Quarter-Final #1 saw karate fighter and film star Ron Van Clief taking on two-time tournament winner Royce Gracie. Van Clief was 51 years old at the time of this fight, making him the oldest fighter in UFC history.
As was his custom, Gracie took the fight to the ground immediately. Van Clief looked powerless as the Brazilian slowly worked into position so he could apply a rear naked choke for the submission win.
Quarter-Final #2 saw a creator of his own style of fighting and the man who would later become known as Random Task in the Austin Powers films Joe Son going up against karate fighter Keith Hackney.
This was one of the most infamous fights in UFC history. After Son took the fight to the ground and applied a front face lock Hackney countered, if you could call it that, with several rights to the groin, gaining the submission moments later with a handful of trunks in his right hand and his left hand over Son’s throat. Definitely not a fight for the squeamish.
Quarter-Final #3 saw the-then WBF Intercontinental Heavyweight boxing champion Melton Bowen facing ninjitsu policeman and UFC 3 winner Steve Jennum. It’s interesting to note that Bowen was wearing the style of glove that would become a vital component in the development of MMA over the years.
The longest fight of the round saw Jennum taking the action to the ground. A few moments later Bowen managed to get to his feet, only to be taken straight back down again.
From there Jennum went to work with the ground and pound, and as both fighters began to tire Jennum applied an arm bar for the submission win.
Quarter-Final #4 saw muay thai boxer Anthony Macias taking on wrestling star and future legend Dan Severn.
Being the hometown favourite didn’t help Macias at all. Severn took him down at will and threw him around with a couple of back suplexes. Macias looked a beaten man before Severn applied a rear naked choke for the submission win.
Semi-Final #1 saw Gracie facing Hackney.
A lengthy feeling out period saw Hackney holding off Gracie for a few moments until the inevitable happened and Gracie pulled guard. He then wrapped Hackney up with a body lock before eventually getting the win with an arm bar.

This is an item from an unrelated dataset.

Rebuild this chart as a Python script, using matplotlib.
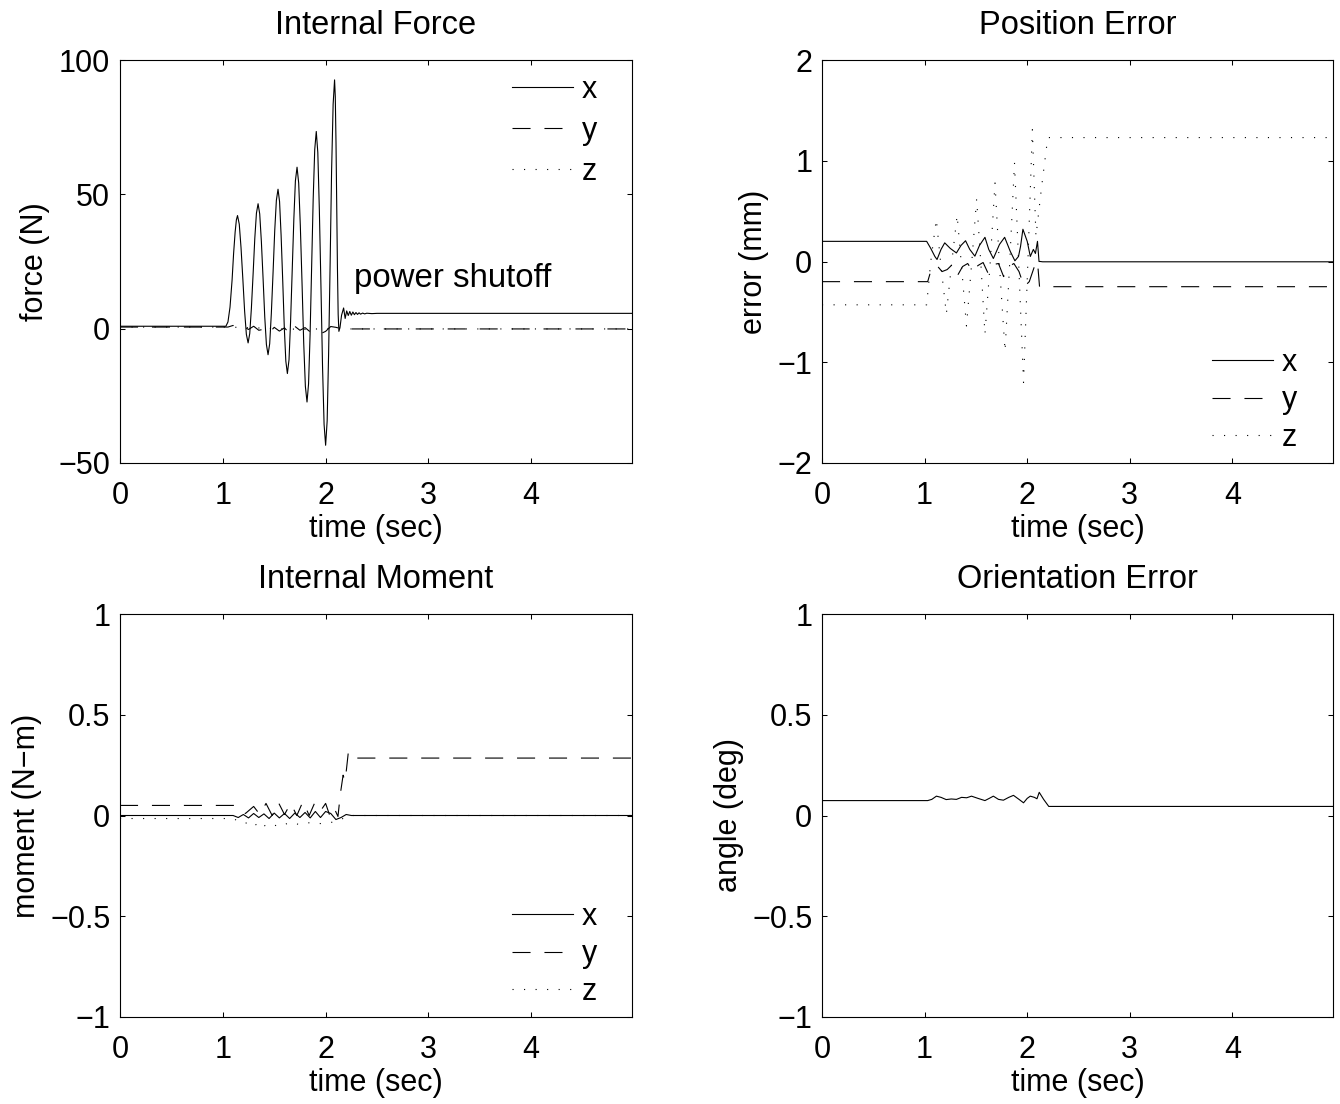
import matplotlib
matplotlib.use("Agg")
import matplotlib.pyplot as plt

plt.rcParams['font.family'] = ['Liberation Sans', 'DejaVu Sans']
plt.rcParams['font.size'] = 22
plt.rcParams['lines.scale_dashes'] = False

# ---------------- data ----------------
T_END = 4.98

# Internal Force (N)
force_x_t = [0, 1.03, 1.05, 1.07, 1.09, 1.105, 1.12, 1.132, 1.143,
             1.160, 1.177, 1.195, 1.212, 1.229, 1.246,
             1.262, 1.278, 1.295, 1.311, 1.327, 1.343,
             1.359, 1.375, 1.392, 1.408, 1.424, 1.44,
             1.456, 1.472, 1.489, 1.505, 1.521, 1.537,
             1.552, 1.567, 1.583, 1.598, 1.613, 1.628,
             1.644, 1.659, 1.675, 1.691, 1.706, 1.722,
             1.738, 1.754, 1.771, 1.787, 1.803, 1.819,
             1.834, 1.849, 1.864, 1.879, 1.894, 1.909,
             1.924, 1.939, 1.955, 1.970, 1.985, 2.0,
             2.015, 2.029, 2.044, 2.058, 2.073, 2.087,
             2.094, 2.101, 2.108, 2.115, 2.122, 2.129,
             2.14, 2.155, 2.175, 2.19, 2.205, 2.22, 2.235, 2.25, 2.265, 2.28,
             2.295, 2.31, 2.325, 2.34, 2.36, 2.38, 2.40, 2.45, 2.5, T_END]
force_x_v = [0.9, 0.9, 2.5, 8, 18, 28, 36, 40.5, 42.1,
             38.9, 30.25, 18.4, 6.55, -2.1, -5.3,
             -1.8, 7.65, 20.6, 33.55, 43.0, 46.5,
             42.7, 32.45, 18.4, 4.35, -5.9, -9.7,
             -5.6, 5.7, 21.1, 36.5, 47.8, 51.9,
             47.3, 34.75, 17.6, 0.45, -12.1, -16.7,
             -11.55, 2.5, 21.7, 40.9, 55.0, 60.1,
             54.2, 38.25, 16.4, -5.45, -21.45, -27.3,
             -20.55, -2.1, 23.05, 48.2, 66.65, 73.4,
             65.6, 44.2, 15.0, -14.2, -35.6, -43.4,
             -34.3, -9.4, 24.6, 58.6, 83.5, 92.6,
             86.3, 69.2, 45.8, 22.4, 5.3, -1.0,
             0.5, 5.0, 7.7, 3.8, 6.6, 4.9, 6.4, 5.0, 6.2, 5.2,
             6.0, 5.3, 5.9, 5.4, 5.8, 5.5, 5.75, 5.6, 5.7, 5.7]
force_y_t = [0, 1.05, 1.10, 1.15, 1.20, 1.25, 1.30, 1.35, 1.40, 1.45, 1.50,
             1.55, 1.60, 1.65, 1.70, 1.75, 1.80, 1.85, 1.90, 1.95, 2.0,
             2.05, 2.10, 2.15, 2.20, T_END]
force_y_v = [0.6, 0.6, 1.2, 0.2, 0.8, -0.3, 0.9, -0.6, -0.2, -1.6, 0.5,
             -0.9, 0.3, -1.8, 0.9, -0.6, 0.4, -1.2, -0.8, -1.9, -1.0,
             0.8, 0.5, 0.0, -0.1, -0.1]
force_z_t = [0, 1.05, 1.4, 1.8, 2.1, 2.2, T_END]
force_z_v = [0.6, 0.6, 0.2, -0.3, 0.2, -0.1, -0.1]

# Position Error (mm)
pos_x_t = [0, 1.02, 1.06, 1.10, 1.121, 1.16, 1.196, 1.25, 1.31, 1.355, 1.399,
           1.44, 1.49, 1.535, 1.588, 1.625, 1.67, 1.73, 1.78, 1.835, 1.88,
           1.915, 1.935, 1.958, 2.0, 2.03, 2.06, 2.08, 2.10, 2.115, 2.127, 2.15, T_END]
pos_x_v = [0.2, 0.2, 0.13, 0.05, 0.02, 0.12, 0.185, 0.13, 0.085, 0.16, 0.206,
           0.12, 0.053, 0.16, 0.24, 0.12, 0.03, 0.17, 0.24, 0.10, 0.007,
           0.05, 0.15, 0.32, 0.20, 0.05, 0.12, 0.08, 0.20, 0.0, 0.0, -0.003, -0.003]
pos_y_t = [0, 1.03, 1.07, 1.12, 1.17, 1.22, 1.27, 1.32, 1.37, 1.42, 1.47, 1.52,
           1.57, 1.62, 1.67, 1.72, 1.77, 1.82, 1.87, 1.92, 1.97, 2.02, 2.07,
           2.10, 2.12, 2.13, T_END]
pos_y_v = [-0.2, -0.2, -0.06, -0.04, -0.10, -0.08, -0.03, -0.14, -0.05, -0.02,
           -0.10, -0.04, -0.01, -0.12, -0.03, -0.02, -0.15, -0.05, -0.02, -0.10,
           -0.25, -0.20, -0.05, 0.0, -0.25, -0.25, -0.25]
pos_z_t = [0, 1.02, 1.06, 1.114, 1.16, 1.212, 1.26, 1.317, 1.36, 1.408, 1.46,
           1.507, 1.55, 1.588, 1.64, 1.686, 1.73, 1.784, 1.83, 1.876, 1.92,
           1.964, 2.01, 2.05, 2.085, 2.14, 2.2, T_END]
pos_z_v = [-0.43, -0.43, 0.0, 0.42, -0.05, -0.52, -0.05, 0.46, -0.05, -0.64, 0.0,
           0.62, -0.05, -0.72, 0.0, 0.78, -0.05, -0.89, 0.0, 0.98, -0.1,
           -1.2, 0.1, 1.31, 0.25, 0.74, 1.23, 1.23]

# Internal Moment (N-m)
mom_x_t = [0, 1.1, 1.15, 1.2, 1.25, 1.3, 1.35, 1.4, 1.45, 1.5, 1.55, 1.6, 1.65,
           1.7, 1.75, 1.8, 1.85, 1.9, 1.95, 2.0, 2.05, 2.1, 2.15, 2.2, 2.25, T_END]
mom_x_v = [0, 0, -0.01, 0.005, -0.012, 0.01, -0.01, 0.008, -0.015, 0.012,
           -0.012, 0.01, -0.015, 0.012, -0.01, 0.015, -0.012, 0.02, -0.01, 0.02,
           0.01, -0.02, -0.01, 0.005, 0, 0]
mom_y_t = [0, 1.12, 1.16, 1.22, 1.30, 1.36, 1.42, 1.48, 1.54, 1.60, 1.66, 1.72,
           1.78, 1.84, 1.90, 1.96, 2.00, 2.04, 2.08, 2.12, 2.144, 2.17, 2.19,
           2.22, 2.24, 2.27, 2.30, T_END]
mom_y_v = [0.05, 0.05, 0.025, 0.01, 0.045, 0.005, 0.06, 0.0, 0.065, 0.005, 0.06,
           0.0, 0.07, 0.0, 0.07, 0.03, 0.06, 0.0, 0.04, -0.005, 0.11, 0.2, 0.17,
           0.31, 0.29, 0.3, 0.285, 0.285]
mom_z_t = [0, 1.1, 1.2, 1.3, 1.35, 1.45, 1.55, 1.65, 1.75, 1.85, 1.95, 2.05,
           2.15, 2.22, 2.3, T_END]
mom_z_v = [-0.015, -0.015, -0.04, -0.03, -0.065, -0.04, -0.055, -0.035, -0.045,
           -0.035, -0.04, -0.035, -0.02, 0.0, 0.0, 0.0]

# Orientation Error (deg)
ori_t = [0, 1.03, 1.07, 1.115, 1.16, 1.21, 1.26, 1.31, 1.36, 1.41, 1.457, 1.52,
         1.588, 1.63, 1.67, 1.72, 1.768, 1.82, 1.866, 1.92, 1.964, 2.0, 2.03,
         2.07, 2.095, 2.117, 2.16, 2.21, T_END]
ori_v = [0.074, 0.074, 0.08, 0.096, 0.09, 0.079, 0.082, 0.08, 0.09, 0.088,
         0.096, 0.085, 0.074, 0.085, 0.096, 0.08, 0.076, 0.09, 0.1, 0.08, 0.063,
         0.085, 0.096, 0.09, 0.083, 0.115, 0.08, 0.045, 0.045]

legend_labels = ['x', 'y', 'z']
x_ticks = [0, 1, 2, 3, 4]
titles = ['Internal Force', 'Position Error', 'Internal Moment', 'Orientation Error']
ylabels = ['force (N)', 'error (mm)', 'moment (N\u2212m)', 'angle (deg)']
yticks_list = [[-50, 0, 50, 100], [-2, -1, 0, 1, 2],
               [-1, -0.5, 0, 0.5, 1], [-1, -0.5, 0, 0.5, 1]]
ytick_labels = [['\u221250', '0', '50', '100'],
                ['\u22122', '\u22121', '0', '1', '2'],
                ['\u22121', '\u22120.5', '0', '0.5', '1'],
                ['\u22121', '\u22120.5', '0', '0.5', '1']]
ylims = [(-50, 100), (-2, 2), (-1, 1), (-1, 1)]

# ---------------- figure ----------------
fig = plt.figure(figsize=(13.4, 11.04), dpi=100)
W, H = 1340, 1104
def rect(l, r, t, b):
    return [l / W, 1 - b / H, (r - l) / W, (b - t) / H]

axes = [fig.add_axes(rect(120, 632, 60, 463)),
        fig.add_axes(rect(822, 1333, 60, 463)),
        fig.add_axes(rect(120, 632, 614, 1017)),
        fig.add_axes(rect(822, 1333, 614, 1017))]

LW = 0.8
solid = dict(color='black', lw=LW, linestyle='-')
dashed = dict(color='black', lw=LW, dashes=(13, 10))
dotted = dict(color='black', lw=LW, dashes=(0.8, 7.5))

def style(ax, i):
    ax.set_xlim(0, T_END)
    ax.set_ylim(*ylims[i])
    ax.set_xticks(x_ticks)
    ax.set_xticklabels([str(v) for v in x_ticks])
    ax.set_yticks(yticks_list[i])
    ax.set_yticklabels(ytick_labels[i])
    ax.tick_params(direction='in', length=3.5, width=0.75, top=True, right=True,
                   labelsize=22)
    ax.tick_params(axis='x', pad=13)
    ax.tick_params(axis='y', pad=7)
    for s in ax.spines.values():
        s.set_linewidth(0.8)
    ax.set_title(titles[i], fontsize=23.5, pad=19)
    ax.set_xlabel('time (sec)', fontsize=22, labelpad=2)
    ax.set_ylabel(ylabels[i], fontsize=22, labelpad=6)

leg_kw = dict(frameon=False, borderaxespad=0, borderpad=0, handlelength=2.0,
              handletextpad=0.3, fontsize=22)

ax = axes[0]
ax.plot(force_x_t, force_x_v, label=legend_labels[0], **solid)
ax.plot(force_y_t, force_y_v, label=legend_labels[1], **dashed)
ax.plot(force_z_t, force_z_v, label=legend_labels[2], **dotted)
ax.text(2.28, 18.5, 'power shutoff', fontsize=23.8, va='center', ha='left')
style(ax, 0)
ax.legend(loc='upper right', bbox_to_anchor=(0.932, 0.963),
          labelspacing=0.36, **leg_kw)

ax = axes[1]
ax.plot(pos_x_t, pos_x_v, label=legend_labels[0], **solid)
ax.plot(pos_y_t, pos_y_v, label=legend_labels[1], **dashed)
ax.plot(pos_z_t, pos_z_v, label=legend_labels[2], **dotted)
style(ax, 1)
ax.legend(loc='lower right', bbox_to_anchor=(0.93, 0.025),
          labelspacing=0.25, **leg_kw)

ax = axes[2]
ax.plot(mom_x_t, mom_x_v, label=legend_labels[0], **solid)
ax.plot(mom_y_t, mom_y_v, label=legend_labels[1], **dashed)
ax.plot(mom_z_t, mom_z_v, label=legend_labels[2], **dotted)
style(ax, 2)
ax.legend(loc='lower right', bbox_to_anchor=(0.932, 0.025),
          labelspacing=0.25, **leg_kw)

ax = axes[3]
ax.plot(ori_t, ori_v, **solid)
style(ax, 3)

fig.savefig('out.png', dpi=100)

Semi-Final #2 saw Severn going up against karate fighter Marcus Bossett, who replaced the injured Steve Jennum.
The blink and you’ll miss it affair of the evening. Bossett connected with a kick to the mid-section, but Severn caught the follow-up and took him down. A head and arm choke later and Severn had the submission in just under a minute.
What was originally described as an exhibition fight was next as jiu-jitsu fighter Jason Fairn faced kickboxer Guy Mezger, with a spot in the UFC 5 tournament up for grabs.
Fairn showboated at the beginning, and got off a few good shots before Mezger took control with a take down, with Fairn’s corner throwing in the towel as Mezger took the mount and went to work with the ground and pound.
The Final followed, Royce Gracie against Dan Severn.
Despite what the commentators would have you believe this was a very good fight. Severn did a good job of neutralizing Gracie on the ground, but despite his best efforts he just couldn’t get the job done.
Gracie’s defensive work was top notch, and after fifteen minutes he managed to apply a triangle choke. With fatigue taking over Severn had no choice but to tap out, giving Gracie his third tournament win.
In conclusion – it’s been a while since I’ve taken a look back at the UFC’s early history, and UFC 4 proved to be a very good show, with outstanding performances from Severn and Gracie, with both men putting on a very enjoyable final.
So once again an early UFC show gets my thumbs up. If this review makes you want to seek out a copy for yourself just be prepared to wince a little when you see the Hackney/Son fight.